- DCA spreads investment timing across many contributions.
- Lump-sum investing places the same planned principal into the market at the start of the comparison.
- In a steady rising path, the lump-sum result can look stronger because more money is exposed earlier.
- In an early decline and recovery path, DCA can benefit from adding money at lower prices.
- In a late decline, the final portfolio value can be hit hard regardless of the contribution method.
- The Finmap DCA Calculator compares DCA with a lump-sum case using the same planned contribution principal.
- Compare after-tax value, not just the pre-tax ending balance.
- The examples below are simulations based on assumptions, not market forecasts.

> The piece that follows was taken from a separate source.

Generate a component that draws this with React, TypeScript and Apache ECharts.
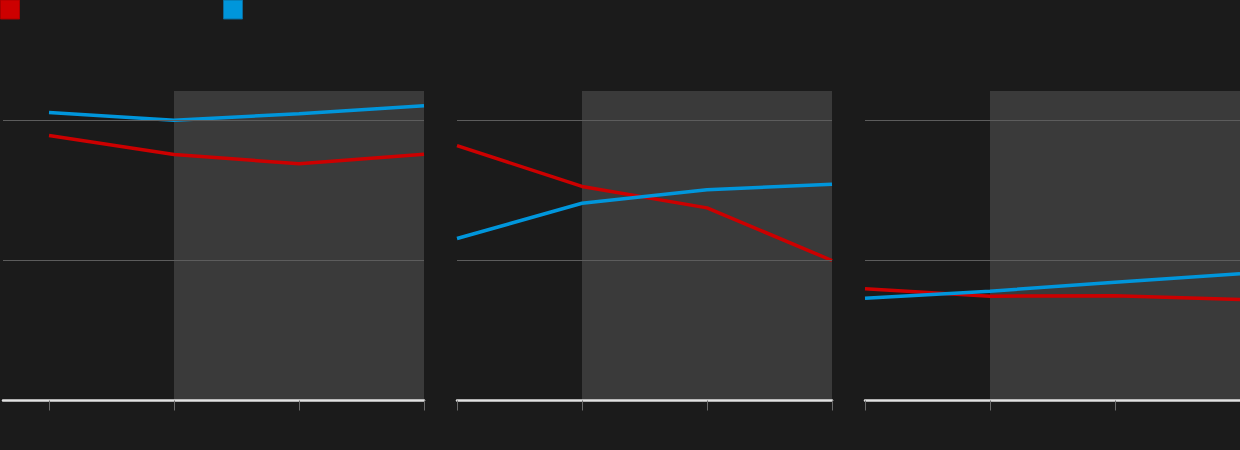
import React, { useEffect, useRef } from "react";
import * as echarts from "echarts";

// Four time points per panel, x positions 0..3
const xPoints = [0, 1, 2, 3];
// Panel values
const red1 = [18.93, 17.57, 16.91, 17.59];
const blue1 = [20.57, 20.02, 20.48, 21.05];
const red2 = [18.21, 15.29, 13.76, 10.0];
const blue2 = [11.57, 14.09, 15.05, 15.45];
const red3 = [7.98, 7.45, 7.48, 7.21];
const blue3 = [7.31, 7.81, 8.45, 9.05];
const gridValues = [10, 20];
const shadeStart = 1;
const shadeEnd = 3;

const RED = "#cc0000";
const BLUE = "#0096dc";
const BG = "#1b1b1b";

const panels = [
  { red: red1, blue: blue1, left: 3, width: 421, xmin: -0.368 },
  { red: red2, blue: blue2, left: 457, width: 375, xmin: 0 },
  { red: red3, blue: blue3, left: 865, width: 375, xmin: 0 },
];

export default function App() {
  const ref = useRef<HTMLDivElement>(null);
  useEffect(() => {
    if (!ref.current) return;
    const chart = echarts.init(ref.current, null, { renderer: "svg" });
    const grids: any[] = [];
    const xAxes: any[] = [];
    const yAxes: any[] = [];
    const series: any[] = [];
    panels.forEach((p, i) => {
      grids.push({ left: p.left, width: p.width, top: 91, height: 309.5 });
      xAxes.push({
        type: "value",
        gridIndex: i,
        min: p.xmin,
        max: 3,
        z: 10,
        axisLine: { show: true, onZero: false, lineStyle: { color: "#e2e2e2", width: 2.5 } },
        axisTick: { show: true, customValues: xPoints, length: 10, lineStyle: { color: "#6a6a6a", width: 1 } },
        axisLabel: { show: false },
        splitLine: { show: false },
      });
      yAxes.push({ type: "value", gridIndex: i, min: 0, max: 22.107, show: false, splitLine: { show: false } });
      const toData = (arr: number[]) => arr.map((v, k) => [xPoints[k], v]);
      series.push({
        type: "line",
        xAxisIndex: i,
        yAxisIndex: i,
        z: 0,
        silent: true,
        symbol: "none",
        lineStyle: { opacity: 0 },
        data: toData(p.red),
        markArea: {
          silent: true,
          itemStyle: { color: "#3a3a3a" },
          data: [[{ xAxis: shadeStart }, { xAxis: shadeEnd }]],
        },
      });
      series.push({
        type: "line",
        xAxisIndex: i,
        yAxisIndex: i,
        z: 1,
        silent: true,
        symbol: "none",
        lineStyle: { opacity: 0 },
        data: toData(p.red),
        markLine: {
          silent: true,
          symbol: "none",
          label: { show: false },
          lineStyle: { color: "#5c5c5c", width: 1, type: "solid" },
          data: gridValues.map((v) => ({ yAxis: v })),
        },
      });
      series.push({
        type: "line",
        name: "red",
        xAxisIndex: i,
        yAxisIndex: i,
        z: 3,
        symbol: "none",
        lineStyle: { color: RED, width: 3.5 },
        data: toData(p.red),
      });
      series.push({
        type: "line",
        name: "blue",
        xAxisIndex: i,
        yAxisIndex: i,
        z: 4,
        symbol: "none",
        lineStyle: { color: BLUE, width: 3.5 },
        data: toData(p.blue),
      });
    });
    chart.setOption({
      animation: false,
      backgroundColor: BG,
      grid: grids,
      xAxis: xAxes,
      yAxis: yAxes,
      series,
      graphic: [
        { type: "rect", shape: { x: 0.5, y: 0, width: 19, height: 19 }, style: { fill: RED, stroke: "#a80000", lineWidth: 1 } },
        { type: "rect", shape: { x: 223.5, y: 0, width: 19, height: 19 }, style: { fill: "#0096db", stroke: "#0a6a9a", lineWidth: 1 } },
      ],
    });
    return () => chart.dispose();
  }, []);
  return (
    <div
      ref={ref}
      style={{ position: "fixed", left: 0, top: 0, width: 1240, height: 450, background: BG }}
    />
  );
}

PERSONAL FINANCE · DCA VS LUMP SUM
DCA and lump-sum investing can produce different outcomes even when the total planned principal is the same.
The difference comes from timing. A rising path rewards earlier market exposure in the model, while a path with an early drawdown can make monthly contributions look more resilient.
This guide focuses on how to read the lump-sum comparison inside the Finmap DCA Calculator.
- Compare contribution timing, not just return assumptions
- Understand how market paths change the result
- Read the lump-sum comparison as a same-principal simulation
- Use after-tax value for the final comparison
Core idea
Same planned principal, different timing
The lump-sum comparison assumes the full planned DCA contribution amount is invested at the beginning.
The Basic Difference
DCA invests gradually. Lump-sum investing invests the comparison amount at the beginning. In the Finmap DCA Calculator, the lump-sum amount is the total planned DCA contribution, not the final DCA value.
| Item | DCA | Lump sum |
|---|---|---|
| Contribution timing | Spread across months | Invested at the start |
| Main sensitivity | Price path and consistency | Starting point and market exposure |
| Behavioral load | Lower single-date pressure | Higher timing pressure |
| Calculator comparison | Monthly contribution × period | Same planned principal invested upfront |
This makes the comparison easier to read: the principal is the same, but the exposure timing is different.
Why the Market Path Matters
A single annual return assumption can hide the order of returns. But DCA and lump sum are both sensitive to sequence.
| Market path | Why the result can differ | Planning note |
|---|---|---|
| Steady rise | More money is invested earlier in the lump-sum case. | Lump sum can look stronger in a smooth model. |
| Early drop then recovery | DCA adds money while prices are lower. | Average cost can improve in the simulation. |
| Mid-period drawdown | A larger accumulated balance is affected. | Look at both MDD and final value. |
| Final-year drop | The ending value is directly hit. | Goal timing becomes important. |
| Sideways market | Costs and taxes can become more visible. | Small differences may not be meaningful. |
Try changing the return assumption and period in the DCA Calculator, then compare the DCA result, lump-sum result, fees, taxes, and after-tax ending value.
Same Principal Example
Suppose you plan to invest 500 per month for 10 years. The planned principal is 60,000. The lump-sum comparison asks: what if that 60,000 had been invested at the beginning under the same return, tax, and fee assumptions?
| Item | DCA case | Lump-sum comparison | What it means |
|---|---|---|---|
| Planned principal | 60,000 | 60,000 | The principal is held constant. |
| Timing | 120 monthly contributions | One starting contribution | Exposure timing changes. |
| Final after-tax value | Calculated by inputs | Calculated by inputs | Compare the same after-tax basis. |
| Difference | Path-dependent | Path-dependent | The result is not a universal rule. |
If you want a broader decision framework, see DCA vs Lump Sum Decision Rules. For a simple monthly example, see What Happens If You Invest $500 a Month for 10 Years?. To isolate the compounding assumption, compare it with the Compound Interest Calculator.
A higher lump-sum result in one simulation does not mean lump sum is the right answer in every situation. Cash availability, risk tolerance, taxes, fees, and market volatility all matter.
What to Check in the Calculator
| Result field | Why it matters |
|---|---|
| DCA final after-tax value | Shows the gradual contribution case. |
| Lump-sum final after-tax value | Shows the same planned principal invested upfront. |
| Difference amount and rate | Shows how large the gap is under the assumptions. |
| Average cost and final price | Helps explain why DCA behaved differently. |
| Bear-market scenarios | Shows how timing of a drawdown can change the comparison. |
FAQ
Is DCA always better than lump sum?
No. The result depends on the market path, contribution timing, fees, taxes, and the investor’s ability to stay with the plan.
What principal does the lump-sum comparison use?
It uses the total planned DCA contribution amount and assumes that amount is invested at the beginning.
Why can lump sum look better in a rising market?
Because more money is exposed to the rising path earlier in the comparison.
Why can DCA help in a falling market?
DCA can add money at lower prices, which may lower the average cost in the simulation.
Should beginners choose DCA or lump sum?
There is no single answer. Cash availability, timeline, risk tolerance, and consistency all matter.